— START Recorded data —
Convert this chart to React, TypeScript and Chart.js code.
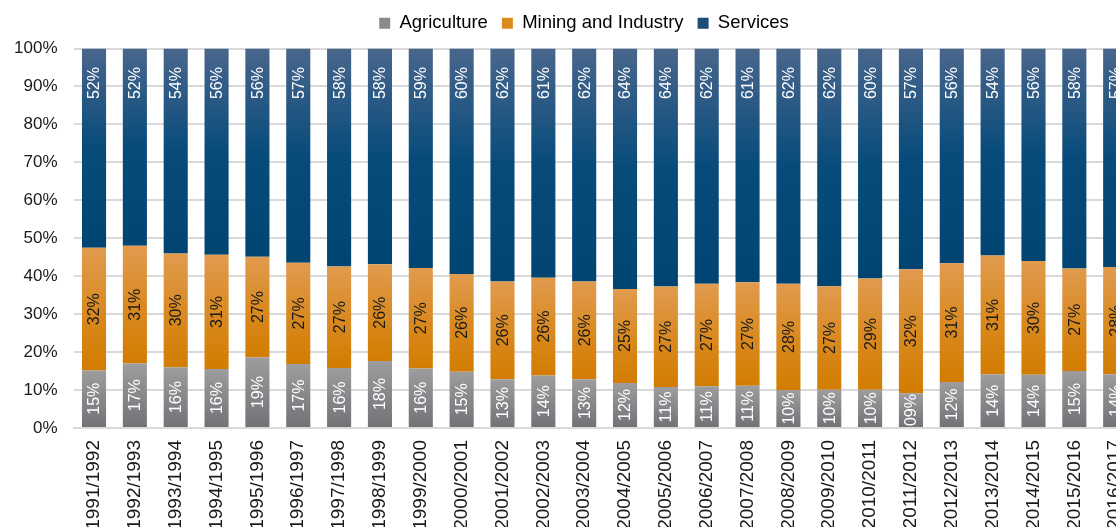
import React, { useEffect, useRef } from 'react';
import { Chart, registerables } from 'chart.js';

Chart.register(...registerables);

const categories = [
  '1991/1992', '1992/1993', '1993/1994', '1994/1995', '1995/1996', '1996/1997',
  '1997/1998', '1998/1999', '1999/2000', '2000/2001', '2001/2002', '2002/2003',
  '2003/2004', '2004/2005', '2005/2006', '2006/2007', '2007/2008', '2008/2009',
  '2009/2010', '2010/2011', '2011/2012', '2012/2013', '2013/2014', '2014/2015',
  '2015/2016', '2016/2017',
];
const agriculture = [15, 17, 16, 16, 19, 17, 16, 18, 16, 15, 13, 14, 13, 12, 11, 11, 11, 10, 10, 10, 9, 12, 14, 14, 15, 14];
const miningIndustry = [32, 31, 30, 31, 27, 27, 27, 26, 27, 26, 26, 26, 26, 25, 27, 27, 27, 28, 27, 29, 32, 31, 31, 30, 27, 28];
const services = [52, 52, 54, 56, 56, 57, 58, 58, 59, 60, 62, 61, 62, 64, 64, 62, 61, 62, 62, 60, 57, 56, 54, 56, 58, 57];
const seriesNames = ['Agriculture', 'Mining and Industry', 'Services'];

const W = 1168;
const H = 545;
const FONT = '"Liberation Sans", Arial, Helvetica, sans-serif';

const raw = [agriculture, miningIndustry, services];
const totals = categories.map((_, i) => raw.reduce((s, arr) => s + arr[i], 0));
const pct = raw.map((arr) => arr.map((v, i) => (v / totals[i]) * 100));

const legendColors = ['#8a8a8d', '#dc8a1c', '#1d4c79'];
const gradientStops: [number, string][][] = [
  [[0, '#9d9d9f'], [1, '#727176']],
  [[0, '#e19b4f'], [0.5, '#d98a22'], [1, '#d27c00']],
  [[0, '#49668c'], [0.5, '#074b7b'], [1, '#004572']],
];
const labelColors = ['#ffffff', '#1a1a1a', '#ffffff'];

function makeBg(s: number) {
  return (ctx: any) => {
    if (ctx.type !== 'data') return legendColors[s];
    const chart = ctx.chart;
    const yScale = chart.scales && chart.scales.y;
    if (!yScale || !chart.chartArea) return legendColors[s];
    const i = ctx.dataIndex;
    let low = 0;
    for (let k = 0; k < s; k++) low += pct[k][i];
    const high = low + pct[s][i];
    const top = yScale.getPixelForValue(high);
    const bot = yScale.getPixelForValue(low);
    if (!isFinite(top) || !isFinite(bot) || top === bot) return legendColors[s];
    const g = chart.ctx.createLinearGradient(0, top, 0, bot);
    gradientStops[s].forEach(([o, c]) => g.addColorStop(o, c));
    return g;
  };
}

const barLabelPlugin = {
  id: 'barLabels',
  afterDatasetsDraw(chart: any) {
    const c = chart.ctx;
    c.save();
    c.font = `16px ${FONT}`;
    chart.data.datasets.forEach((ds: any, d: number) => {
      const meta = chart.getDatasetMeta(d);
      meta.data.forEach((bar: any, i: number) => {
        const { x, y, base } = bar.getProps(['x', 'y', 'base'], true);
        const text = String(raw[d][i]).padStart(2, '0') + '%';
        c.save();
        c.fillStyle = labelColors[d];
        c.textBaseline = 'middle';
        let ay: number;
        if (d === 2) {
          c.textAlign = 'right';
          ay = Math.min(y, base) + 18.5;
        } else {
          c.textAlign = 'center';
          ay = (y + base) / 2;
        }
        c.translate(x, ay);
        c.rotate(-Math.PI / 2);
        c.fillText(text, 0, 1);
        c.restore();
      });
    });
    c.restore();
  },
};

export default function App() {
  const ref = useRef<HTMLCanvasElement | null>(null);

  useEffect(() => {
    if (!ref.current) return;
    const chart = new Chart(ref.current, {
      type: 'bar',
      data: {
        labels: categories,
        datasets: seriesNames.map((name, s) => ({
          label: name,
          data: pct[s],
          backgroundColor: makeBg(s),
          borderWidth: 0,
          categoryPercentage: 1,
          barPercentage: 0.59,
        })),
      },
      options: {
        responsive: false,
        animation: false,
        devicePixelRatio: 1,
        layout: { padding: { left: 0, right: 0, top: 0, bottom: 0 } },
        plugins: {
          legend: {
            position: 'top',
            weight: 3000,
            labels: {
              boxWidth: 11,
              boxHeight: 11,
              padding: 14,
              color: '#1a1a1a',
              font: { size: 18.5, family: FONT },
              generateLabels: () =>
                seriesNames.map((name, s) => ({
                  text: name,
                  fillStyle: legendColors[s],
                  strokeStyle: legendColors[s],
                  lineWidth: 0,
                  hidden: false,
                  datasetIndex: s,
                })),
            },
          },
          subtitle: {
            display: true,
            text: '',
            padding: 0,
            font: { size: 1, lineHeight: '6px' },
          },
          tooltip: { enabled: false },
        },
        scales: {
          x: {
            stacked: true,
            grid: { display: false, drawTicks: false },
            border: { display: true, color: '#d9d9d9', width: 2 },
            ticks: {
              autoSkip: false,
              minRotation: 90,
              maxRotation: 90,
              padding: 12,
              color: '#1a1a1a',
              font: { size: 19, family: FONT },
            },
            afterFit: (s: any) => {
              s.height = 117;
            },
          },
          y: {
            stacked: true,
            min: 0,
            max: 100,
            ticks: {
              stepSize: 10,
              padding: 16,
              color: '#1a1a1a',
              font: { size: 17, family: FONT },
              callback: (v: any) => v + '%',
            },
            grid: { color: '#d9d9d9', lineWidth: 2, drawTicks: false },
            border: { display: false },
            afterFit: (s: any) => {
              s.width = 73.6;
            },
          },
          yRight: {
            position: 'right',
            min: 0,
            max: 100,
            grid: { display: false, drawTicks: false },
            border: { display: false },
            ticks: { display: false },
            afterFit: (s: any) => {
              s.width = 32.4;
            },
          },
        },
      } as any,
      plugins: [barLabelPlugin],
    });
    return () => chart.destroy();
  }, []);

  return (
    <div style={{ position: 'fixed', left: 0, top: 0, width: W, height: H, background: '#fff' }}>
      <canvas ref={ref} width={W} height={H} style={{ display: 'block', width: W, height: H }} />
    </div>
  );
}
— END Recorded data —
Problem requirements: Give an exact copy of the material, leaving out every picture.

Full solution:
Convert this chart to React, TypeScript and Chart.js code.
import React, { useEffect, useRef } from 'react';
import { Chart, registerables } from 'chart.js';

Chart.register(...registerables);

const categories = [
  '1991/1992', '1992/1993', '1993/1994', '1994/1995', '1995/1996', '1996/1997',
  '1997/1998', '1998/1999', '1999/2000', '2000/2001', '2001/2002', '2002/2003',
  '2003/2004', '2004/2005', '2005/2006', '2006/2007', '2007/2008', '2008/2009',
  '2009/2010', '2010/2011', '2011/2012', '2012/2013', '2013/2014', '2014/2015',
  '2015/2016', '2016/2017',
];
const agriculture = [15, 17, 16, 16, 19, 17, 16, 18, 16, 15, 13, 14, 13, 12, 11, 11, 11, 10, 10, 10, 9, 12, 14, 14, 15, 14];
const miningIndustry = [32, 31, 30, 31, 27, 27, 27, 26, 27, 26, 26, 26, 26, 25, 27, 27, 27, 28, 27, 29, 32, 31, 31, 30, 27, 28];
const services = [52, 52, 54, 56, 56, 57, 58, 58, 59, 60, 62, 61, 62, 64, 64, 62, 61, 62, 62, 60, 57, 56, 54, 56, 58, 57];
const seriesNames = ['Agriculture', 'Mining and Industry', 'Services'];

const W = 1168;
const H = 545;
const FONT = '"Liberation Sans", Arial, Helvetica, sans-serif';

const raw = [agriculture, miningIndustry, services];
const totals = categories.map((_, i) => raw.reduce((s, arr) => s + arr[i], 0));
const pct = raw.map((arr) => arr.map((v, i) => (v / totals[i]) * 100));

const legendColors = ['#8a8a8d', '#dc8a1c', '#1d4c79'];
const gradientStops: [number, string][][] = [
  [[0, '#9d9d9f'], [1, '#727176']],
  [[0, '#e19b4f'], [0.5, '#d98a22'], [1, '#d27c00']],
  [[0, '#49668c'], [0.5, '#074b7b'], [1, '#004572']],
];
const labelColors = ['#ffffff', '#1a1a1a', '#ffffff'];

function makeBg(s: number) {
  return (ctx: any) => {
    if (ctx.type !== 'data') return legendColors[s];
    const chart = ctx.chart;
    const yScale = chart.scales && chart.scales.y;
    if (!yScale || !chart.chartArea) return legendColors[s];
    const i = ctx.dataIndex;
    let low = 0;
    for (let k = 0; k < s; k++) low += pct[k][i];
    const high = low + pct[s][i];
    const top = yScale.getPixelForValue(high);
    const bot = yScale.getPixelForValue(low);
    if (!isFinite(top) || !isFinite(bot) || top === bot) return legendColors[s];
    const g = chart.ctx.createLinearGradient(0, top, 0, bot);
    gradientStops[s].forEach(([o, c]) => g.addColorStop(o, c));
    return g;
  };
}

const barLabelPlugin = {
  id: 'barLabels',
  afterDatasetsDraw(chart: any) {
    const c = chart.ctx;
    c.save();
    c.font = `16px ${FONT}`;
    chart.data.datasets.forEach((ds: any, d: number) => {
      const meta = chart.getDatasetMeta(d);
      meta.data.forEach((bar: any, i: number) => {
        const { x, y, base } = bar.getProps(['x', 'y', 'base'], true);
        const text = String(raw[d][i]).padStart(2, '0') + '%';
        c.save();
        c.fillStyle = labelColors[d];
        c.textBaseline = 'middle';
        let ay: number;
        if (d === 2) {
          c.textAlign = 'right';
          ay = Math.min(y, base) + 18.5;
        } else {
          c.textAlign = 'center';
          ay = (y + base) / 2;
        }
        c.translate(x, ay);
        c.rotate(-Math.PI / 2);
        c.fillText(text, 0, 1);
        c.restore();
      });
    });
    c.restore();
  },
};

export default function App() {
  const ref = useRef<HTMLCanvasElement | null>(null);

  useEffect(() => {
    if (!ref.current) return;
    const chart = new Chart(ref.current, {
      type: 'bar',
      data: {
        labels: categories,
        datasets: seriesNames.map((name, s) => ({
          label: name,
          data: pct[s],
          backgroundColor: makeBg(s),
          borderWidth: 0,
          categoryPercentage: 1,
          barPercentage: 0.59,
        })),
      },
      options: {
        responsive: false,
        animation: false,
        devicePixelRatio: 1,
        layout: { padding: { left: 0, right: 0, top: 0, bottom: 0 } },
        plugins: {
          legend: {
            position: 'top',
            weight: 3000,
            labels: {
              boxWidth: 11,
              boxHeight: 11,
              padding: 14,
              color: '#1a1a1a',
              font: { size: 18.5, family: FONT },
              generateLabels: () =>
                seriesNames.map((name, s) => ({
                  text: name,
                  fillStyle: legendColors[s],
                  strokeStyle: legendColors[s],
                  lineWidth: 0,
                  hidden: false,
                  datasetIndex: s,
                })),
            },
          },
          subtitle: {
            display: true,
            text: '',
            padding: 0,
            font: { size: 1, lineHeight: '6px' },
          },
          tooltip: { enabled: false },
        },
        scales: {
          x: {
            stacked: true,
            grid: { display: false, drawTicks: false },
            border: { display: true, color: '#d9d9d9', width: 2 },
            ticks: {
              autoSkip: false,
              minRotation: 90,
              maxRotation: 90,
              padding: 12,
              color: '#1a1a1a',
              font: { size: 19, family: FONT },
            },
            afterFit: (s: any) => {
              s.height = 117;
            },
          },
          y: {
            stacked: true,
            min: 0,
            max: 100,
            ticks: {
              stepSize: 10,
              padding: 16,
              color: '#1a1a1a',
              font: { size: 17, family: FONT },
              callback: (v: any) => v + '%',
            },
            grid: { color: '#d9d9d9', lineWidth: 2, drawTicks: false },
            border: { display: false },
            afterFit: (s: any) => {
              s.width = 73.6;
            },
          },
          yRight: {
            position: 'right',
            min: 0,
            max: 100,
            grid: { display: false, drawTicks: false },
            border: { display: false },
            ticks: { display: false },
            afterFit: (s: any) => {
              s.width = 32.4;
            },
          },
        },
      } as any,
      plugins: [barLabelPlugin],
    });
    return () => chart.destroy();
  }, []);

  return (
    <div style={{ position: 'fixed', left: 0, top: 0, width: W, height: H, background: '#fff' }}>
      <canvas ref={ref} width={W} height={H} style={{ display: 'block', width: W, height: H }} />
    </div>
  );
}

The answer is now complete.